— begin —

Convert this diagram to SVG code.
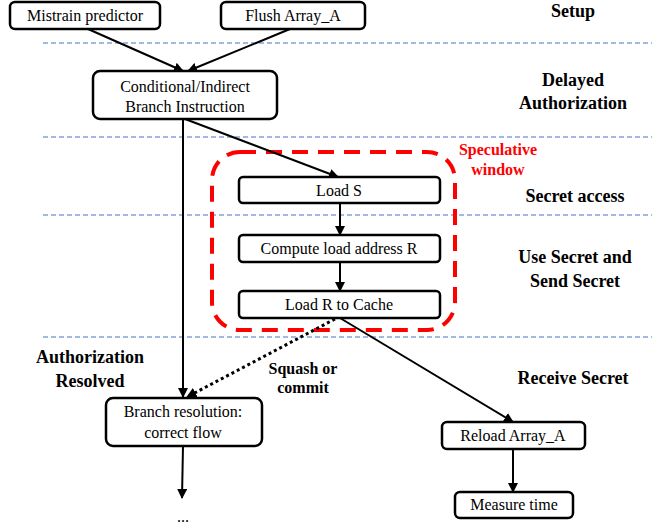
<svg xmlns="http://www.w3.org/2000/svg" width="663" height="527" viewBox="0 0 663 527" font-family="Liberation Serif, Times New Roman, DejaVu Serif, serif">
<style>
.n{fill:#fff;stroke:#000;stroke-width:2.5}
.t{font-size:16px;fill:#000;text-anchor:middle}
.l{font-size:18px;font-weight:bold;fill:#000;text-anchor:middle}
.s{font-size:16px;font-weight:bold;fill:#000;text-anchor:middle}
.r{fill:#ff0000}
.sep{stroke:#4472c4;stroke-width:1;stroke-dasharray:5 3;fill:none}
.c{stroke:#000;stroke-width:2;fill:none}
.d{stroke:#000;stroke-width:3;stroke-dasharray:3 3;fill:none}
</style>
<defs>
<marker id="a" viewBox="0 0 10 10" refX="9" refY="5" markerWidth="5" markerHeight="5" orient="auto" markerUnits="strokeWidth">
<path d="M0,0 L10,5 L0,10 z" fill="#000"/>
</marker>
<marker id="b" viewBox="0 0 10 10" refX="9" refY="5" markerWidth="3.5" markerHeight="3.5" orient="auto" markerUnits="strokeWidth">
<path d="M0,0 L10,5 L0,10 z" fill="#000"/>
</marker>
</defs>
<g id="separators">
<line class="sep" x1="43" y1="43" x2="652" y2="43"/>
<line class="sep" x1="43" y1="137" x2="652" y2="137"/>
<line class="sep" x1="43" y1="215" x2="652" y2="215"/>
<line class="sep" x1="43" y1="337" x2="652" y2="337"/>
</g>
<g id="phase-labels">
<text class="l" x="573" y="17">Setup</text>
<text class="l" x="573" y="86">Delayed</text>
<text class="l" x="573" y="109">Authorization</text>
<text class="l" x="575" y="202">Secret access</text>
<text class="l" x="575" y="263">Use Secret and</text>
<text class="l" x="575" y="287">Send Secret</text>
<text class="l" x="573" y="384">Receive Secret</text>
<text class="l" x="90" y="363">Authorization</text>
<text class="l" x="90" y="387">Resolved</text>
</g>
<g id="speculative-window">
<rect x="212" y="152" width="243" height="178" rx="28" fill="none" stroke="#ff0000" stroke-width="4" stroke-dasharray="16 10"/>
<text class="s r" x="498" y="155">Speculative</text>
<text class="s r" x="498" y="175">window</text>
</g>
<g id="connectors">
<line class="c" x1="88" y1="29" x2="183" y2="71" marker-end="url(#a)"/>
<line class="c" x1="290" y1="29" x2="188" y2="71" marker-end="url(#a)"/>
<line class="c" x1="185" y1="119" x2="338" y2="177" marker-end="url(#a)"/>
<line class="c" x1="183" y1="119" x2="183" y2="397" marker-end="url(#a)"/>
<line class="c" x1="340" y1="203" x2="340" y2="235" marker-end="url(#a)"/>
<line class="c" x1="340" y1="262" x2="340" y2="291" marker-end="url(#a)"/>
<line class="d" x1="335" y1="319" x2="187" y2="397" marker-end="url(#b)"/>
<line class="c" x1="340" y1="318" x2="513" y2="422" marker-end="url(#a)"/>
<line class="c" x1="513" y1="449" x2="513" y2="492" marker-end="url(#a)"/>
<line class="c" x1="183" y1="446" x2="182" y2="498" marker-end="url(#a)"/>
<text class="s" x="303" y="374">Squash or</text>
<text class="s" x="303" y="393">commit</text>
</g>
<g id="mistrain">
<rect class="n" x="10" y="2" width="150" height="27" rx="5"/>
<text class="t" x="85" y="21">Mistrain predictor</text>
</g>
<g id="flush">
<rect class="n" x="221" y="2" width="144" height="27" rx="5"/>
<text class="t" x="293" y="21">Flush Array_A</text>
</g>
<g id="branch">
<rect class="n" x="93" y="71" width="184" height="48" rx="7"/>
<text class="t" x="185" y="92">Conditional/Indirect</text>
<text class="t" x="185" y="112">Branch Instruction</text>
</g>
<g id="loadS">
<rect class="n" x="239" y="177" width="201" height="26" rx="4"/>
<text class="t" x="339" y="196">Load S</text>
</g>
<g id="compute">
<rect class="n" x="239" y="235" width="201" height="27" rx="4"/>
<text class="t" x="339" y="254">Compute load address R</text>
</g>
<g id="loadR">
<rect class="n" x="239" y="291" width="201" height="27" rx="4"/>
<text class="t" x="339" y="310">Load R to Cache</text>
</g>
<g id="resolution">
<rect class="n" x="106" y="398" width="156" height="48" rx="7"/>
<text class="t" x="183" y="417">Branch resolution:</text>
<text class="t" x="183" y="438">correct flow</text>
</g>
<g id="reload">
<rect class="n" x="442" y="422" width="143" height="27" rx="5"/>
<text class="t" x="513" y="441">Reload Array_A</text>
</g>
<g id="measure">
<rect class="n" x="455" y="492" width="118" height="26" rx="5"/>
<text class="t" x="514" y="510">Measure time</text>
</g>
<g id="ellipsis">
<text class="t" x="183" y="522">...</text>
</g>
</svg>
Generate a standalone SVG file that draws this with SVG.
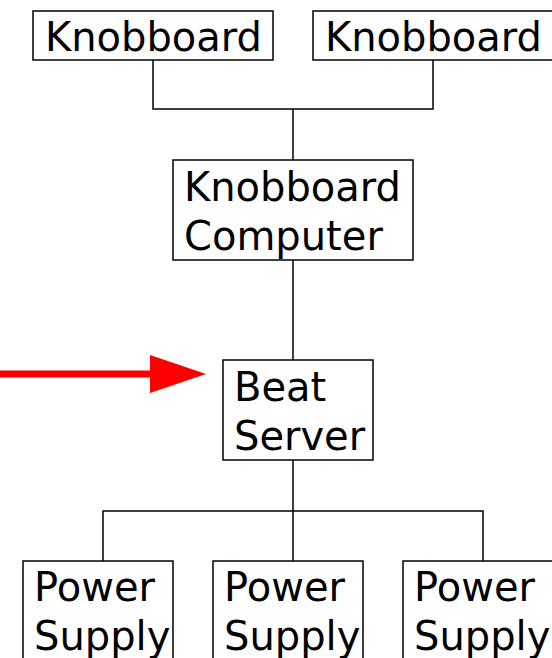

— end —

Goal>
Exclude the images and reproduce the remaining data exactly.

Answer in full>
Convert this diagram to SVG code.
<svg xmlns="http://www.w3.org/2000/svg" width="663" height="527" viewBox="0 0 663 527" font-family="Liberation Serif, Times New Roman, DejaVu Serif, serif">
<style>
.n{fill:#fff;stroke:#000;stroke-width:2.5}
.t{font-size:16px;fill:#000;text-anchor:middle}
.l{font-size:18px;font-weight:bold;fill:#000;text-anchor:middle}
.s{font-size:16px;font-weight:bold;fill:#000;text-anchor:middle}
.r{fill:#ff0000}
.sep{stroke:#4472c4;stroke-width:1;stroke-dasharray:5 3;fill:none}
.c{stroke:#000;stroke-width:2;fill:none}
.d{stroke:#000;stroke-width:3;stroke-dasharray:3 3;fill:none}
</style>
<defs>
<marker id="a" viewBox="0 0 10 10" refX="9" refY="5" markerWidth="5" markerHeight="5" orient="auto" markerUnits="strokeWidth">
<path d="M0,0 L10,5 L0,10 z" fill="#000"/>
</marker>
<marker id="b" viewBox="0 0 10 10" refX="9" refY="5" markerWidth="3.5" markerHeight="3.5" orient="auto" markerUnits="strokeWidth">
<path d="M0,0 L10,5 L0,10 z" fill="#000"/>
</marker>
</defs>
<g id="separators">
<line class="sep" x1="43" y1="43" x2="652" y2="43"/>
<line class="sep" x1="43" y1="137" x2="652" y2="137"/>
<line class="sep" x1="43" y1="215" x2="652" y2="215"/>
<line class="sep" x1="43" y1="337" x2="652" y2="337"/>
</g>
<g id="phase-labels">
<text class="l" x="573" y="17">Setup</text>
<text class="l" x="573" y="86">Delayed</text>
<text class="l" x="573" y="109">Authorization</text>
<text class="l" x="575" y="202">Secret access</text>
<text class="l" x="575" y="263">Use Secret and</text>
<text class="l" x="575" y="287">Send Secret</text>
<text class="l" x="573" y="384">Receive Secret</text>
<text class="l" x="90" y="363">Authorization</text>
<text class="l" x="90" y="387">Resolved</text>
</g>
<g id="speculative-window">
<rect x="212" y="152" width="243" height="178" rx="28" fill="none" stroke="#ff0000" stroke-width="4" stroke-dasharray="16 10"/>
<text class="s r" x="498" y="155">Speculative</text>
<text class="s r" x="498" y="175">window</text>
</g>
<g id="connectors">
<line class="c" x1="88" y1="29" x2="183" y2="71" marker-end="url(#a)"/>
<line class="c" x1="290" y1="29" x2="188" y2="71" marker-end="url(#a)"/>
<line class="c" x1="185" y1="119" x2="338" y2="177" marker-end="url(#a)"/>
<line class="c" x1="183" y1="119" x2="183" y2="397" marker-end="url(#a)"/>
<line class="c" x1="340" y1="203" x2="340" y2="235" marker-end="url(#a)"/>
<line class="c" x1="340" y1="262" x2="340" y2="291" marker-end="url(#a)"/>
<line class="d" x1="335" y1="319" x2="187" y2="397" marker-end="url(#b)"/>
<line class="c" x1="340" y1="318" x2="513" y2="422" marker-end="url(#a)"/>
<line class="c" x1="513" y1="449" x2="513" y2="492" marker-end="url(#a)"/>
<line class="c" x1="183" y1="446" x2="182" y2="498" marker-end="url(#a)"/>
<text class="s" x="303" y="374">Squash or</text>
<text class="s" x="303" y="393">commit</text>
</g>
<g id="mistrain">
<rect class="n" x="10" y="2" width="150" height="27" rx="5"/>
<text class="t" x="85" y="21">Mistrain predictor</text>
</g>
<g id="flush">
<rect class="n" x="221" y="2" width="144" height="27" rx="5"/>
<text class="t" x="293" y="21">Flush Array_A</text>
</g>
<g id="branch">
<rect class="n" x="93" y="71" width="184" height="48" rx="7"/>
<text class="t" x="185" y="92">Conditional/Indirect</text>
<text class="t" x="185" y="112">Branch Instruction</text>
</g>
<g id="loadS">
<rect class="n" x="239" y="177" width="201" height="26" rx="4"/>
<text class="t" x="339" y="196">Load S</text>
</g>
<g id="compute">
<rect class="n" x="239" y="235" width="201" height="27" rx="4"/>
<text class="t" x="339" y="254">Compute load address R</text>
</g>
<g id="loadR">
<rect class="n" x="239" y="291" width="201" height="27" rx="4"/>
<text class="t" x="339" y="310">Load R to Cache</text>
</g>
<g id="resolution">
<rect class="n" x="106" y="398" width="156" height="48" rx="7"/>
<text class="t" x="183" y="417">Branch resolution:</text>
<text class="t" x="183" y="438">correct flow</text>
</g>
<g id="reload">
<rect class="n" x="442" y="422" width="143" height="27" rx="5"/>
<text class="t" x="513" y="441">Reload Array_A</text>
</g>
<g id="measure">
<rect class="n" x="455" y="492" width="118" height="26" rx="5"/>
<text class="t" x="514" y="510">Measure time</text>
</g>
<g id="ellipsis">
<text class="t" x="183" y="522">...</text>
</g>
</svg>
Generate a standalone SVG file that draws this with SVG.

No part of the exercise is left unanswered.